Holders of shares of Blair Common Stock whose certificate(s) for such shares are not immediately available, holders who cannot deliver such certificate(s) and all other required documents to the depositary or holders who cannot complete the procedures for book-entry transfer before the expiration date must tender their shares according to the procedure for guaranteed delivery set forth in Section 3 of the Offer to Purchase.

 

The Board of Directors of Blair has approved the tender offer. However, neither Blair nor its Board of Directors nor the dealer manager makes any recommendation to stockholders as to whether to tender or refrain from tendering their shares of Blair Common Stock. Stockholders must make their own decision as to whether to tender their shares of Blair Common Stock and, if so, how many shares to tender.

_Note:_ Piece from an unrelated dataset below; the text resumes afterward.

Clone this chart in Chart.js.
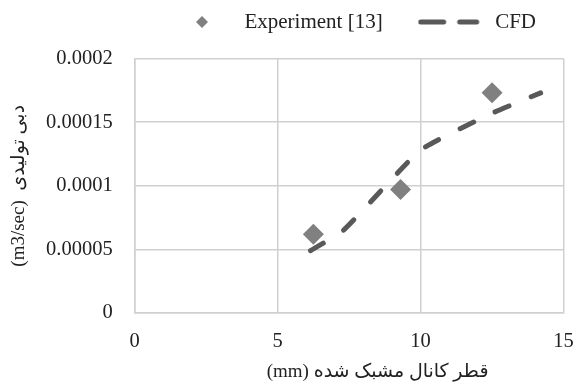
<!DOCTYPE html>
<html>
<head>
<meta charset="utf-8">
<title>Flow rate vs channel diameter</title>
<script src="https://cdn.jsdelivr.net/npm/chart.js@4.4.1/dist/chart.umd.min.js"></script>
<style>
  body { margin: 0; background: #fff; }
  canvas { display: block; }
</style>
</head>
<body>
<canvas id="flowChart" width="574" height="387"></canvas>
<script>
// experiment points (diameter mm, flow m3/sec)
const expDiameter = [6.25, 9.3, 12.5];
const expFlow = [0.000062, 0.000097, 0.000173];

// CFD curve
const cfdDiameter = [6.15, 7.3, 10, 12.5, 14.2];
const cfdFlow = [0.000049, 0.000065, 0.000128, 0.000157, 0.000173];

const xTicks = [0, 5, 10, 15];
const yTicks = [0, 0.00005, 0.0001, 0.00015, 0.0002];
const yTickLabels = ["0", "0.00005", "0.0001", "0.00015", "0.0002"];

const seriesNames = ["Experiment [13]", "CFD"];
// the em spaces push the title a bit right of the axis centre, like the original
const xTitle = "\u2003\u2003\u2003(mm) قطر کانال مشبک شده";
const yTitle = "(m3/sec)  دبی تولیدی";

const serif = "'Liberation Serif', 'DejaVu Sans', serif";
const textColor = "#222";
const gridColor = "#d0d0d0";
const noTick = "rgba(0,0,0,0)";

// little pictures for the legend markers
function diamondIcon() {
  const c = document.createElement("canvas");
  c.width = 14;
  c.height = 14;
  const ctx = c.getContext("2d");
  ctx.fillStyle = "#808080";
  ctx.beginPath();
  ctx.moveTo(7, 1);
  ctx.lineTo(13, 7);
  ctx.lineTo(7, 13);
  ctx.lineTo(1, 7);
  ctx.closePath();
  ctx.fill();
  return c;
}

// dashes sit in the left part so the sample lands a little left of the box centre
function dashIcon() {
  const c = document.createElement("canvas");
  c.width = 70;
  c.height = 8;
  const ctx = c.getContext("2d");
  ctx.strokeStyle = "#595959";
  ctx.lineWidth = 5;
  ctx.lineCap = "round";
  ctx.setLineDash([23, 16]);
  ctx.beginPath();
  ctx.moveTo(3, 4);
  ctx.lineTo(59, 4);
  ctx.stroke();
  return c;
}

const legendIcons = [diamondIcon(), dashIcon()];

new Chart(document.getElementById("flowChart"), {
  type: "scatter",
  data: {
    datasets: [
      {
        label: seriesNames[0],
        data: expDiameter.map((x, i) => ({ x: x, y: expFlow[i] })),
        pointStyle: "rectRot",
        pointRadius: 10.5,
        pointHoverRadius: 10.5,
        backgroundColor: "#808080",
        borderWidth: 0,
        order: 1,
      },
      {
        label: seriesNames[1],
        data: cfdDiameter.map((x, i) => ({ x: x, y: cfdFlow[i] })),
        showLine: true,
        borderColor: "#595959",
        borderWidth: 5,
        borderDash: [15, 24],
        borderCapStyle: "round",
        tension: 0.15,
        pointRadius: 0,
        pointHoverRadius: 0,
        order: 0,
      },
    ],
  },
  options: {
    responsive: false,
    animation: false,
    layout: { padding: { top: -26.5, left: 0, right: 0, bottom: 0 } },
    plugins: {
      legend: {
        align: "end",
        labels: {
          usePointStyle: true,
          pointStyleWidth: 64,
          padding: 38,
          color: textColor,
          font: { family: serif, size: 21 },
          generateLabels: () =>
            seriesNames.map((name, i) => ({
              text: name,
              pointStyle: legendIcons[i],
              fillStyle: "#808080",
              strokeStyle: "#595959",
              lineWidth: 0,
              hidden: false,
              datasetIndex: i,
              fontColor: textColor,
            })),
        },
      },
      // empty subtitle only keeps a gap under the legend
      subtitle: {
        display: true,
        text: "",
        weight: 900,
        font: { size: 12, lineHeight: 1 },
        padding: { top: 0, bottom: 4 },
      },
      tooltip: { enabled: false },
    },
    scales: {
      x: {
        type: "linear",
        min: 0,
        max: 15,
        afterBuildTicks: (scale) => {
          scale.ticks = xTicks.map((v) => ({ value: v }));
        },
        // invisible tick marks give the gap below the axis
        grid: { color: gridColor, lineWidth: 1.5, drawTicks: true, tickLength: 16, tickColor: noTick },
        border: { color: gridColor, width: 1.5 },
        ticks: {
          padding: 0,
          color: textColor,
          font: { family: serif, size: 20.5 },
        },
        title: {
          display: true,
          text: xTitle,
          color: textColor,
          font: { family: serif, size: 19 },
          padding: { top: 6.5, bottom: 4 },
        },
      },
      y: {
        type: "linear",
        min: 0,
        max: 0.0002,
        afterBuildTicks: (scale) => {
          scale.ticks = yTicks.map((v) => ({ value: v }));
        },
        grid: { color: gridColor, lineWidth: 1.5, drawTicks: true, tickLength: 22, tickColor: noTick },
        border: { color: gridColor, width: 1.5 },
        ticks: {
          padding: 0,
          color: textColor,
          font: { family: serif, size: 20.5 },
          callback: (value, index) => yTickLabels[index],
        },
        title: {
          display: true,
          text: yTitle,
          color: textColor,
          font: { family: serif, size: 19 },
          padding: { top: 7.6, bottom: 15.7 },
        },
      },
    },
  },
});
</script>
</body>
</html>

Stockholders should discuss whether to tender all or any portion of their shares with their brokers or other financial and tax advisors.

 

Any inquiries you may have with respect to the tender offer should be addressed to Stephens Inc., the dealer manager of the tender offer, or to Georgeson Shareholder Communications Inc., the information agent of the tender offer, at their respective addresses and telephone numbers set forth on the back cover page of the Offer to Purchase.

 

Additional copies of the enclosed material may be obtained from Georgeson Shareholder Communications Inc., by calling them collect at: (212) 440-9800.

 

Very truly yours,

 

Stephens Inc.

 

Enclosures

 

Nothing contained herein or in the enclosed documents shall make you or any other person an agent of Blair, the dealer manager, the information agent or the depositary or any affiliate of the foregoing, or authorize you or any other person to use any document or make any statement on behalf of any of them in connection with the tender offer other than the documents enclosed herewith and the statements contained therein.